▶ _Problem to solve_
Transcribe the listing verbatim. Do not carry over any pictures.

▶ _Source material_
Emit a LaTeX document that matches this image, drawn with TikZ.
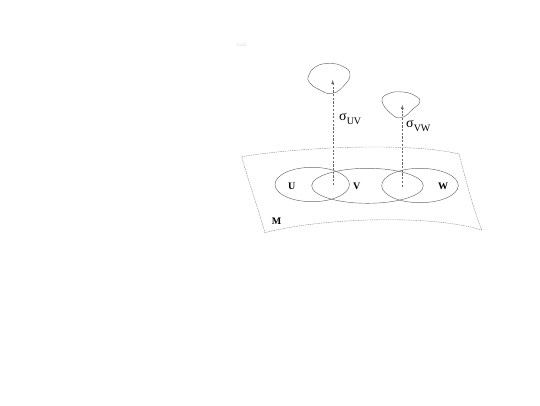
\documentclass[tikz,border=0pt]{standalone}
\usepackage{fontspec}
\setmainfont{Liberation Serif}
\tikzset{
  sheetline/.style={line width=0.4pt,color=black!45,dash pattern=on 1.5pt off 0.8pt},
  openset/.style={line width=0.45pt,color=black!60},
  fibreloop/.style={line width=0.45pt,color=black!60},
  transmap/.style={line width=0.4pt,color=black!60,dash pattern=on 2.2pt off 1.5pt,-latex},
  setlabel/.style={font=\fontsize{10}{10}\selectfont\bfseries,inner sep=0pt},
}
\begin{document}
\begin{tikzpicture}[x=1pt,y=-1pt]
		\useasboundingbox (0,0) rectangle (540,405);
		%faint heading
		\node[inner sep=0pt,color=black!15,font=\fontsize{5}{5}\selectfont] (back) at (242,45) {back};
		%manifold sheet
		\draw[sheetline] (241.7,156.7) .. controls (300,147) and (410,142) .. (459,154)
			.. controls (466,180) and (472,205) .. (481.7,230)
			.. controls (430,214) and (320,218) .. (265,232.7)
			.. controls (258,208) and (248,180) .. (241.7,156.7);
		%open sets
		\draw[openset] (312.2,184.5) ellipse (37.2 and 17.2);
		\draw[openset] (367.5,185.8) ellipse (55.8 and 17.5);
		\draw[openset] (420,185.5) ellipse (38.3 and 17.2);
		\node[setlabel] (U) at (291.7,186) {U};
		\node[setlabel] (V) at (356.7,186.7) {V};
		\node[setlabel] (W) at (443,186) {W};
		\node[setlabel] (M) at (276.7,221.7) {M};
		%fibres
		\draw[fibreloop] plot[smooth cycle,tension=0.8] coordinates {(308.5,76) (316,66.5) (330,63.5) (343,66.5) (350,74) (344.5,85) (332,93.5) (319,89.5) (310,83)};
		\draw[fibreloop] plot[smooth cycle,tension=0.8] coordinates {(382,101) (389,93.5) (403,92) (415.5,96) (420,102) (413.5,108.5) (402,117.5) (391.5,114)};
		%transition maps
		\coordinate (uvbase) at (332.7,185);
		\coordinate (uvtip) at (332.7,80);
		\coordinate (vwbase) at (402.3,186.7);
		\coordinate (vwtip) at (402.3,105);
		\draw[transmap] (uvbase) -- (uvtip);
		\draw[transmap] (vwbase) -- (vwtip);
		\node[anchor=west,inner sep=0pt] (sigmauv) at (339,119) {\fontsize{14}{14}\selectfont σ\raisebox{-3.5pt}{\fontsize{10}{10}\selectfont UV}};
		\node[anchor=west,inner sep=0pt] (sigmavw) at (406,126) {\fontsize{14}{14}\selectfont σ\raisebox{-3.5pt}{\fontsize{10}{10}\selectfont VW}};
\end{tikzpicture}
\end{document}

▶ _Response to the exercise_
Emit a LaTeX document that matches this image, drawn with TikZ.
\documentclass[tikz,border=0pt]{standalone}
\usepackage{fontspec}
\setmainfont{Liberation Serif}
\tikzset{
  sheetline/.style={line width=0.4pt,color=black!45,dash pattern=on 1.5pt off 0.8pt},
  openset/.style={line width=0.45pt,color=black!60},
  fibreloop/.style={line width=0.45pt,color=black!60},
  transmap/.style={line width=0.4pt,color=black!60,dash pattern=on 2.2pt off 1.5pt,-latex},
  setlabel/.style={font=\fontsize{10}{10}\selectfont\bfseries,inner sep=0pt},
}
\begin{document}
\begin{tikzpicture}[x=1pt,y=-1pt]
		\useasboundingbox (0,0) rectangle (540,405);
		%faint heading
		\node[inner sep=0pt,color=black!15,font=\fontsize{5}{5}\selectfont] (back) at (242,45) {back};
		%manifold sheet
		\draw[sheetline] (241.7,156.7) .. controls (300,147) and (410,142) .. (459,154)
			.. controls (466,180) and (472,205) .. (481.7,230)
			.. controls (430,214) and (320,218) .. (265,232.7)
			.. controls (258,208) and (248,180) .. (241.7,156.7);
		%open sets
		\draw[openset] (312.2,184.5) ellipse (37.2 and 17.2);
		\draw[openset] (367.5,185.8) ellipse (55.8 and 17.5);
		\draw[openset] (420,185.5) ellipse (38.3 and 17.2);
		\node[setlabel] (U) at (291.7,186) {U};
		\node[setlabel] (V) at (356.7,186.7) {V};
		\node[setlabel] (W) at (443,186) {W};
		\node[setlabel] (M) at (276.7,221.7) {M};
		%fibres
		\draw[fibreloop] plot[smooth cycle,tension=0.8] coordinates {(308.5,76) (316,66.5) (330,63.5) (343,66.5) (350,74) (344.5,85) (332,93.5) (319,89.5) (310,83)};
		\draw[fibreloop] plot[smooth cycle,tension=0.8] coordinates {(382,101) (389,93.5) (403,92) (415.5,96) (420,102) (413.5,108.5) (402,117.5) (391.5,114)};
		%transition maps
		\coordinate (uvbase) at (332.7,185);
		\coordinate (uvtip) at (332.7,80);
		\coordinate (vwbase) at (402.3,186.7);
		\coordinate (vwtip) at (402.3,105);
		\draw[transmap] (uvbase) -- (uvtip);
		\draw[transmap] (vwbase) -- (vwtip);
		\node[anchor=west,inner sep=0pt] (sigmauv) at (339,119) {\fontsize{14}{14}\selectfont σ\raisebox{-3.5pt}{\fontsize{10}{10}\selectfont UV}};
		\node[anchor=west,inner sep=0pt] (sigmavw) at (406,126) {\fontsize{14}{14}\selectfont σ\raisebox{-3.5pt}{\fontsize{10}{10}\selectfont VW}};
\end{tikzpicture}
\end{document}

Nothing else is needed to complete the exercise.